Pasa: Given your feelings, why do relicarios appeal to you?

M.E.: I love folk art, and I know what relicarios were for, even though they have passed into the world of art. There are some relicarios that are very crude, just a tiny, not-very-well-done print, and maybe it’s in a tin frame or something. For me, [a tin frame] may be more interesting than something that’s dripping with gold and pearls.

Pasa: Does anyone still make relicarios?

M.E.: They’re an antique medium. But there are still some painters, and there’s been a bit of a revival of the art form. People most typically bought them, and still do today, at pilgrimage sites. One of the main pilgrimage sites in Latin America is on the shores of Lake Titicaca, between Peru and Bolivia.
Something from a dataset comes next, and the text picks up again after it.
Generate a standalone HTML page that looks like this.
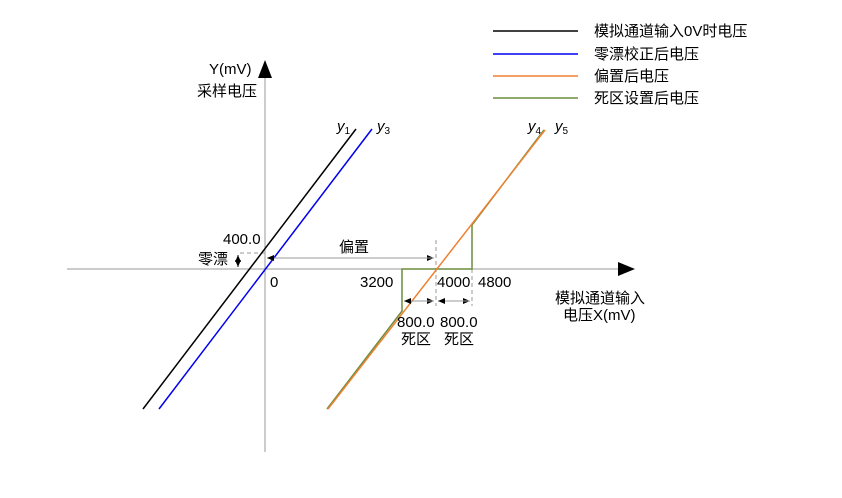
<!DOCTYPE html>
<html><head><meta charset="utf-8"><style>
html,body{margin:0;padding:0;background:#fff;}
svg{display:block;}
text{font-family:"Liberation Sans","Noto Sans CJK SC",sans-serif;font-size:15px;fill:#000;}
</style></head><body>
<svg width="842" height="498" viewBox="0 0 842 498" xmlns="http://www.w3.org/2000/svg">
<defs>
<marker id="a" markerWidth="8" markerHeight="8" refX="7" refY="4" orient="auto" markerUnits="userSpaceOnUse"><path d="M0,1 L7,4 L0,7 Z" fill="#000"/></marker>
</defs>
<line x1="265" y1="452" x2="265" y2="75" stroke="#999" stroke-width="1"/>
<path d="M258,78 L265,60 L272,78 Z" fill="#000"/>
<line x1="67" y1="269" x2="620" y2="269" stroke="#999" stroke-width="1"/>
<path d="M618,262 L635,269 L618,276 Z" fill="#000"/>
<line x1="240" y1="253" x2="265" y2="253" stroke="#999" stroke-dasharray="4,3"/>
<line x1="436" y1="240" x2="436" y2="306" stroke="#999" stroke-dasharray="4,3"/>
<line x1="472" y1="269" x2="472" y2="306" stroke="#999" stroke-dasharray="4,3"/>
<line x1="143" y1="409" x2="356" y2="129" stroke="#000" stroke-width="1.5"/>
<line x1="159" y1="409" x2="372" y2="129" stroke="#0000ee" stroke-width="1.5"/>
<polyline points="327,409 402,311 402,269 472,269 472,225 544,130" fill="none" stroke="#6b8e3f" stroke-width="1.5"/>
<line x1="328" y1="409" x2="545" y2="130" stroke="#f08030" stroke-width="1.5"/>
<line x1="238" y1="255" x2="238" y2="267" stroke="#000" marker-end="url(#a)"/>
<line x1="238" y1="267" x2="238" y2="255" stroke="#000" marker-end="url(#a)"/>
<line x1="267" y1="258" x2="434" y2="258" stroke="#999" marker-end="url(#a)"/>
<line x1="434" y1="258" x2="267" y2="258" stroke="#999" marker-end="url(#a)"/>
<line x1="404" y1="301" x2="434" y2="301" stroke="#999" marker-end="url(#a)"/>
<line x1="434" y1="301" x2="404" y2="301" stroke="#999" marker-end="url(#a)"/>
<line x1="438" y1="301" x2="470" y2="301" stroke="#999" marker-end="url(#a)"/>
<line x1="470" y1="301" x2="438" y2="301" stroke="#999" marker-end="url(#a)"/>
<text x="209" y="74">Y(mV)</text>
<text x="197" y="96">采样电压</text>
<text x="223" y="244">400.0</text>
<text x="198" y="264">零漂</text>
<text x="339" y="252">偏置</text>
<text x="270" y="287">0</text>
<text x="360" y="287">3200</text>
<text x="437" y="287">4000</text>
<text x="478" y="287">4800</text>
<text x="397" y="327">800.0</text>
<text x="401" y="344">死区</text>
<text x="440" y="327">800.0</text>
<text x="444" y="344">死区</text>
<text x="555" y="303">模拟通道输入</text>
<text x="563" y="320">电压X(mV)</text>
<text x="337" y="131" font-style="italic">y<tspan font-size="10" font-style="normal" dy="3">1</tspan></text>
<text x="377" y="131" font-style="italic">y<tspan font-size="10" font-style="normal" dy="3">3</tspan></text>
<text x="528" y="131" font-style="italic">y<tspan font-size="10" font-style="normal" dy="3">4</tspan></text>
<text x="555" y="131" font-style="italic">y<tspan font-size="10" font-style="normal" dy="3">5</tspan></text>
<line x1="493" y1="31" x2="578" y2="31" stroke="#000" stroke-width="1.5"/>
<line x1="493" y1="54" x2="578" y2="54" stroke="#0000ee" stroke-width="1.5"/>
<line x1="493" y1="76" x2="578" y2="76" stroke="#f08030" stroke-width="1.5"/>
<line x1="493" y1="98" x2="578" y2="98" stroke="#6b8e3f" stroke-width="1.5"/>
<text x="594" y="36">模拟通道输入0V时电压</text>
<text x="594" y="59">零漂校正后电压</text>
<text x="594" y="81">偏置后电压</text>
<text x="594" y="103">死区设置后电压</text>
</svg>
</body></html>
Long before the Spaniards came, people came [to this ancient pilgrimage site]. The people there paint [relicarios] on mother of pearl. Some are the size of a fingernail.

Pasa: How many relicarios do you have in your personal collection?

M.E.: Between 250 and 300. They’re in a safe place. When I’m gone, they’ll go to museums. The real ones are very hard to find. Even in Latin America, they’re expensive.

Pasa: Where do the pieces in your collection come from?

M.E.: When you’re looking at something that has not really been specifically written about all that much, it is very helpful to look at a variety. And then you start to see the similarities and the dissimilarities and get a sense for where they come from. There are some that it’s hard to tell where [they’re] from. The migration from Spain continues to this day, and the migration from Europe. They’re family heirlooms.

Pasa: So, where you find them might not be where they originated?

M.E.: Like with anything. When you find something like [a silver cup] in South America, it could be English, Russian. Things move around. When people move, they take what’s most precious with them, if they are able to do so. ◀

Martha J. Egan reads from and signs Relecarios at the Casa Perea Art Space (4829 Corrales Road, Corrales, 505-503-7636) at 6:30 p.m. Saturday, July 17.